* REQUIRED TASK *
Reproduce the listing below exactly, beginning with its first line and ending with the line that holds "var dateIdx = [3, 11, 19, 27, 35, 43, 51, 59];"; pictures are not part of the copy.
# START OF SOURCE EXCERPT
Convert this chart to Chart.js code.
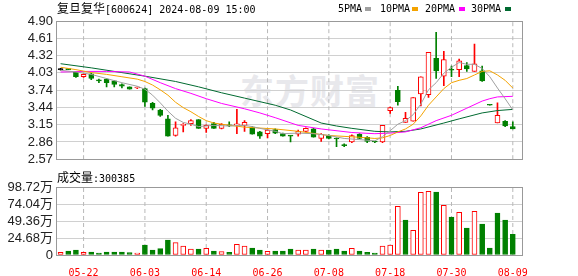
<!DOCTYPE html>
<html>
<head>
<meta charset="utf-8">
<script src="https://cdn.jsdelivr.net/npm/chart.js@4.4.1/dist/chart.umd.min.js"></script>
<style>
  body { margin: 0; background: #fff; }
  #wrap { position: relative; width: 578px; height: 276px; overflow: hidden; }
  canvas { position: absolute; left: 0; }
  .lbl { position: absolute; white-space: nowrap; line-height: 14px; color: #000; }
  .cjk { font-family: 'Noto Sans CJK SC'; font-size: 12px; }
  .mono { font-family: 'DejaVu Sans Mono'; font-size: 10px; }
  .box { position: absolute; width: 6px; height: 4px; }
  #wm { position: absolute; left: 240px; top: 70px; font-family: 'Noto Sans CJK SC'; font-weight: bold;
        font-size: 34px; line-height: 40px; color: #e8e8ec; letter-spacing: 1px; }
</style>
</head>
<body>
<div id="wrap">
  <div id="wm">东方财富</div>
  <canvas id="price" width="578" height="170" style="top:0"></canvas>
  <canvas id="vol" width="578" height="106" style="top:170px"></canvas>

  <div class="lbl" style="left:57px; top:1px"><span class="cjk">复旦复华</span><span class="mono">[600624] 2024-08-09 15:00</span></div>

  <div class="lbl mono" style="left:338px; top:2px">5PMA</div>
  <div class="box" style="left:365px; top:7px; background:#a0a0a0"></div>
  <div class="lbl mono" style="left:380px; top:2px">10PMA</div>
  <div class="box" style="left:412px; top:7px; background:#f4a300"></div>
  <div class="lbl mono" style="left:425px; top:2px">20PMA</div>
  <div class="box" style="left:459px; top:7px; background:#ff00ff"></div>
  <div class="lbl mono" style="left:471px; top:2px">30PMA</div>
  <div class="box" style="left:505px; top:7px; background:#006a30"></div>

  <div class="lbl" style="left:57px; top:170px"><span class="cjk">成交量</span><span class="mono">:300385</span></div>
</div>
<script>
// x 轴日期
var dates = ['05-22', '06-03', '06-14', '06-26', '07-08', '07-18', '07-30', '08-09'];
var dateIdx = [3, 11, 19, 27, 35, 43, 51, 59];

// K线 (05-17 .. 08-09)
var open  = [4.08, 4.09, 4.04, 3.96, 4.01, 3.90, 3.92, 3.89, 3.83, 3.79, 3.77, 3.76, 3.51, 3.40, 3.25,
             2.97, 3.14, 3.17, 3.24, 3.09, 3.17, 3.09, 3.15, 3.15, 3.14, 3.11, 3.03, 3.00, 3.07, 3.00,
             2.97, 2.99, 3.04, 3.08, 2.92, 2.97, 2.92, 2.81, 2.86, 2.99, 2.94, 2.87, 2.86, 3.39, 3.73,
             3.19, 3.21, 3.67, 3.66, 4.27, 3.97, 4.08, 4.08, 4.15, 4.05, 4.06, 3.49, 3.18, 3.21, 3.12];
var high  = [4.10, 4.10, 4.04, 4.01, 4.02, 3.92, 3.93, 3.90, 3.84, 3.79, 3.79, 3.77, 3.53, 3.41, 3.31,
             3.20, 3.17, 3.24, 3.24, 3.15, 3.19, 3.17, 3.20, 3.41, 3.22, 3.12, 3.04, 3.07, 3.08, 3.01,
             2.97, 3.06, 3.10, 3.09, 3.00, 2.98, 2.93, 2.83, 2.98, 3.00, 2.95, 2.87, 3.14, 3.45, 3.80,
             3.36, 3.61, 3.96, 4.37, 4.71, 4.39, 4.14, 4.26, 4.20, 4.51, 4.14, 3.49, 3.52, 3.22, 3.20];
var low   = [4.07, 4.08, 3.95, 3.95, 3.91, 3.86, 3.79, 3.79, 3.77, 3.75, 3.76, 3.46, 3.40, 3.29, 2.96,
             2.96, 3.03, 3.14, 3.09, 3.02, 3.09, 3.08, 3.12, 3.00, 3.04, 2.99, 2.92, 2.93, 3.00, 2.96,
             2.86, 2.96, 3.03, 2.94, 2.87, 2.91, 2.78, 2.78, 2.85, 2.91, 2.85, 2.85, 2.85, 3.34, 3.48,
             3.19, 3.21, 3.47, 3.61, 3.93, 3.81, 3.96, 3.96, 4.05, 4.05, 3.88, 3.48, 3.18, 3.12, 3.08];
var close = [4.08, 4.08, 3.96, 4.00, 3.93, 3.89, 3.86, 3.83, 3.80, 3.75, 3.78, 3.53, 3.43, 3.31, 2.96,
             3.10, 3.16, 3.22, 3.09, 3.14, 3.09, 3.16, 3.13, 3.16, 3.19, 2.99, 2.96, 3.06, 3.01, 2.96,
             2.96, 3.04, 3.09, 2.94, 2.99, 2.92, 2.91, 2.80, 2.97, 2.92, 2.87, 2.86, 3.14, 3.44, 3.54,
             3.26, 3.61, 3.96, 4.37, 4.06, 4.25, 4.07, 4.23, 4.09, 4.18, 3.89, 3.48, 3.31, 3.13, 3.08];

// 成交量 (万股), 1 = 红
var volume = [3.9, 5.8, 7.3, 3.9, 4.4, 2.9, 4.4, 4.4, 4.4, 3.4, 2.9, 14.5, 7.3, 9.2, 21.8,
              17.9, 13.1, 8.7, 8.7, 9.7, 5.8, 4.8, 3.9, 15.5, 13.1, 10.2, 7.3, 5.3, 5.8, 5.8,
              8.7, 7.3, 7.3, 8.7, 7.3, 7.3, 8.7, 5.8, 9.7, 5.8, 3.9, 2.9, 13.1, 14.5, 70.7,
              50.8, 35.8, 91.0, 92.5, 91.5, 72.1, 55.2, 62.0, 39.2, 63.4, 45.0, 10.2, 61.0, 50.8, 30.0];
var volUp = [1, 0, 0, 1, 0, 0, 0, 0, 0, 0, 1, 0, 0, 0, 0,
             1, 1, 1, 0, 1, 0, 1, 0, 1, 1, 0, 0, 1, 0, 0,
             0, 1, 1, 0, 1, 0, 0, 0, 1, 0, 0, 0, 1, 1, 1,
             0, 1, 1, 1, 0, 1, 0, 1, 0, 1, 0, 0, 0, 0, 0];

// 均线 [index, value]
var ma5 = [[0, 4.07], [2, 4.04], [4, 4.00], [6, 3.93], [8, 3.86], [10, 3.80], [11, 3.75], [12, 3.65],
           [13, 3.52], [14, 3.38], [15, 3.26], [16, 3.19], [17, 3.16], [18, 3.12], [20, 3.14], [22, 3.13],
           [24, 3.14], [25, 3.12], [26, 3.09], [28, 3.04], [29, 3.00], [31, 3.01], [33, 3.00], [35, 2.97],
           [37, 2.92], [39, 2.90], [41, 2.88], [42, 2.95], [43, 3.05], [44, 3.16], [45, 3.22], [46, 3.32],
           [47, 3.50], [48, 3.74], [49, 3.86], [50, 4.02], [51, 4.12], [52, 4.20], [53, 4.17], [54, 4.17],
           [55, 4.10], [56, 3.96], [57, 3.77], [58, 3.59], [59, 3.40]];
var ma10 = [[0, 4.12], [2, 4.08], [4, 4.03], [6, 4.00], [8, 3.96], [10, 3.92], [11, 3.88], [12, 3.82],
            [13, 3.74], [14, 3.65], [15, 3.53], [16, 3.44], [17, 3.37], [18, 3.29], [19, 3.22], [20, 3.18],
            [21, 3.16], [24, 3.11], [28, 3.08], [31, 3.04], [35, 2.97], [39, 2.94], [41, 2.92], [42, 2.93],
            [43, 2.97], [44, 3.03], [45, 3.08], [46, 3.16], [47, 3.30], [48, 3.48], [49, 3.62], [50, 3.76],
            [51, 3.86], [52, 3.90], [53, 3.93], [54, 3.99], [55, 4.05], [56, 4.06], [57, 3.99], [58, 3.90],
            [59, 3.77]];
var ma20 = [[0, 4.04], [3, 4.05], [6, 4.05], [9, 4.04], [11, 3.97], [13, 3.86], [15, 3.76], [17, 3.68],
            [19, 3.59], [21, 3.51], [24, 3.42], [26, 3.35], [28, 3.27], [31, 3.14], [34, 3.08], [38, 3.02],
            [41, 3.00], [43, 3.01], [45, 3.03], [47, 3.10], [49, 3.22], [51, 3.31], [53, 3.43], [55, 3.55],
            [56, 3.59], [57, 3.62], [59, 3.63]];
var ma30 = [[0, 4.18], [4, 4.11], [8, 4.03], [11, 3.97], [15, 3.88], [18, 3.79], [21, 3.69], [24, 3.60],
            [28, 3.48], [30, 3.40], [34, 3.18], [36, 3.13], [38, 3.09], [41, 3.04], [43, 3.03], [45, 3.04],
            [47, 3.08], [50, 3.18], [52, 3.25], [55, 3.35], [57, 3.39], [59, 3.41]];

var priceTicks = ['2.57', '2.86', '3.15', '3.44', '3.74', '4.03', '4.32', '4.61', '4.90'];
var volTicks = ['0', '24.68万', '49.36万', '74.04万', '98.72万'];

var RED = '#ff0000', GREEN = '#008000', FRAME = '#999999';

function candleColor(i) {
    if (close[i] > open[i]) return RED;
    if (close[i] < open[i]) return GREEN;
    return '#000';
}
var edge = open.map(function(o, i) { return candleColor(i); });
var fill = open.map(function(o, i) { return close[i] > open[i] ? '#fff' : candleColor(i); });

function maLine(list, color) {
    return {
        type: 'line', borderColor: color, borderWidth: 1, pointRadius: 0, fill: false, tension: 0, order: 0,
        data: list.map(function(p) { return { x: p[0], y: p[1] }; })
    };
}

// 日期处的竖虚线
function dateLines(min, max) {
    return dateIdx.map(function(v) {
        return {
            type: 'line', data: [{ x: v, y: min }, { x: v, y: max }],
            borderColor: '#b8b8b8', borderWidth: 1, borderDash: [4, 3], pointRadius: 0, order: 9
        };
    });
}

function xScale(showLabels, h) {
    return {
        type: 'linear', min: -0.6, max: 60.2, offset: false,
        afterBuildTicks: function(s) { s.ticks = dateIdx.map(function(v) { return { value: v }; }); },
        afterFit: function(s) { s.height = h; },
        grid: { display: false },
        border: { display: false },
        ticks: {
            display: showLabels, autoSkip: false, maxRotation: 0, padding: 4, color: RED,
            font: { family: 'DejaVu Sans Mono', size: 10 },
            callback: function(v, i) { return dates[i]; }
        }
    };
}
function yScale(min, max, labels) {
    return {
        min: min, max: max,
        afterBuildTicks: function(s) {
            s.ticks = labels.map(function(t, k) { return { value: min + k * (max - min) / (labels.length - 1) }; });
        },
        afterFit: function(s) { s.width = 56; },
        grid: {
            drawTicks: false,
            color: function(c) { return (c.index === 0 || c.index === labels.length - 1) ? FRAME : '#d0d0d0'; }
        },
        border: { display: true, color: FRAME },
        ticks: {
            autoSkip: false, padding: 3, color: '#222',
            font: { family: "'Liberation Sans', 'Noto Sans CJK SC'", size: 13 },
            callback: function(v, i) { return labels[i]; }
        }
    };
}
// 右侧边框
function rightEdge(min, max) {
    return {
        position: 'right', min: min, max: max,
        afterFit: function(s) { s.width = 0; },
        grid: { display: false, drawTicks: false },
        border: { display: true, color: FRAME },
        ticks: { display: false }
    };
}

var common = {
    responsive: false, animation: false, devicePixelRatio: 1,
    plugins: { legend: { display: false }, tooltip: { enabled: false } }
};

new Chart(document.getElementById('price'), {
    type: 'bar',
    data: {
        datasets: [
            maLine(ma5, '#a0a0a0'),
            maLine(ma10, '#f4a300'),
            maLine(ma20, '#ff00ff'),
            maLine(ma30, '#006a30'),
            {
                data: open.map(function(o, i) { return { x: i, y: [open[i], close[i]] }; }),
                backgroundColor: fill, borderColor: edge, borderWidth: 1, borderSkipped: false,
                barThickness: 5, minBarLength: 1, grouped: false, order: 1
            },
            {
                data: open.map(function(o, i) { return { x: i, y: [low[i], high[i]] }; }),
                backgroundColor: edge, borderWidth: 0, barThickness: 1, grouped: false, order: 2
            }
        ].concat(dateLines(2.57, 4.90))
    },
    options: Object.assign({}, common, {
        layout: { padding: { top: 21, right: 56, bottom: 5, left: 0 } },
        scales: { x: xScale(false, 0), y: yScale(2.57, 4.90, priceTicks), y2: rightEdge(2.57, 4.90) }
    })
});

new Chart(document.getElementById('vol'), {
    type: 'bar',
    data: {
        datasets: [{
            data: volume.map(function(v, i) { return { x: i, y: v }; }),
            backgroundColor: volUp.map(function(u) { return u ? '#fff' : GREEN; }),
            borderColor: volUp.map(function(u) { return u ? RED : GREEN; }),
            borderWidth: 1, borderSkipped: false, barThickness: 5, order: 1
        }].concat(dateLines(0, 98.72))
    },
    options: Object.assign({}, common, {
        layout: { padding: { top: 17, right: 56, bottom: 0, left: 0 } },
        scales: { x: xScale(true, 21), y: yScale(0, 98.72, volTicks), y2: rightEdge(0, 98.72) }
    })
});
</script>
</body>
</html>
# END OF SOURCE EXCERPT
* THE ANSWER *
Convert this chart to Chart.js code.
<!DOCTYPE html>
<html>
<head>
<meta charset="utf-8">
<script src="https://cdn.jsdelivr.net/npm/chart.js@4.4.1/dist/chart.umd.min.js"></script>
<style>
  body { margin: 0; background: #fff; }
  #wrap { position: relative; width: 578px; height: 276px; overflow: hidden; }
  canvas { position: absolute; left: 0; }
  .lbl { position: absolute; white-space: nowrap; line-height: 14px; color: #000; }
  .cjk { font-family: 'Noto Sans CJK SC'; font-size: 12px; }
  .mono { font-family: 'DejaVu Sans Mono'; font-size: 10px; }
  .box { position: absolute; width: 6px; height: 4px; }
  #wm { position: absolute; left: 240px; top: 70px; font-family: 'Noto Sans CJK SC'; font-weight: bold;
        font-size: 34px; line-height: 40px; color: #e8e8ec; letter-spacing: 1px; }
</style>
</head>
<body>
<div id="wrap">
  <div id="wm">东方财富</div>
  <canvas id="price" width="578" height="170" style="top:0"></canvas>
  <canvas id="vol" width="578" height="106" style="top:170px"></canvas>

  <div class="lbl" style="left:57px; top:1px"><span class="cjk">复旦复华</span><span class="mono">[600624] 2024-08-09 15:00</span></div>

  <div class="lbl mono" style="left:338px; top:2px">5PMA</div>
  <div class="box" style="left:365px; top:7px; background:#a0a0a0"></div>
  <div class="lbl mono" style="left:380px; top:2px">10PMA</div>
  <div class="box" style="left:412px; top:7px; background:#f4a300"></div>
  <div class="lbl mono" style="left:425px; top:2px">20PMA</div>
  <div class="box" style="left:459px; top:7px; background:#ff00ff"></div>
  <div class="lbl mono" style="left:471px; top:2px">30PMA</div>
  <div class="box" style="left:505px; top:7px; background:#006a30"></div>

  <div class="lbl" style="left:57px; top:170px"><span class="cjk">成交量</span><span class="mono">:300385</span></div>
</div>
<script>
// x 轴日期
var dates = ['05-22', '06-03', '06-14', '06-26', '07-08', '07-18', '07-30', '08-09'];
var dateIdx = [3, 11, 19, 27, 35, 43, 51, 59];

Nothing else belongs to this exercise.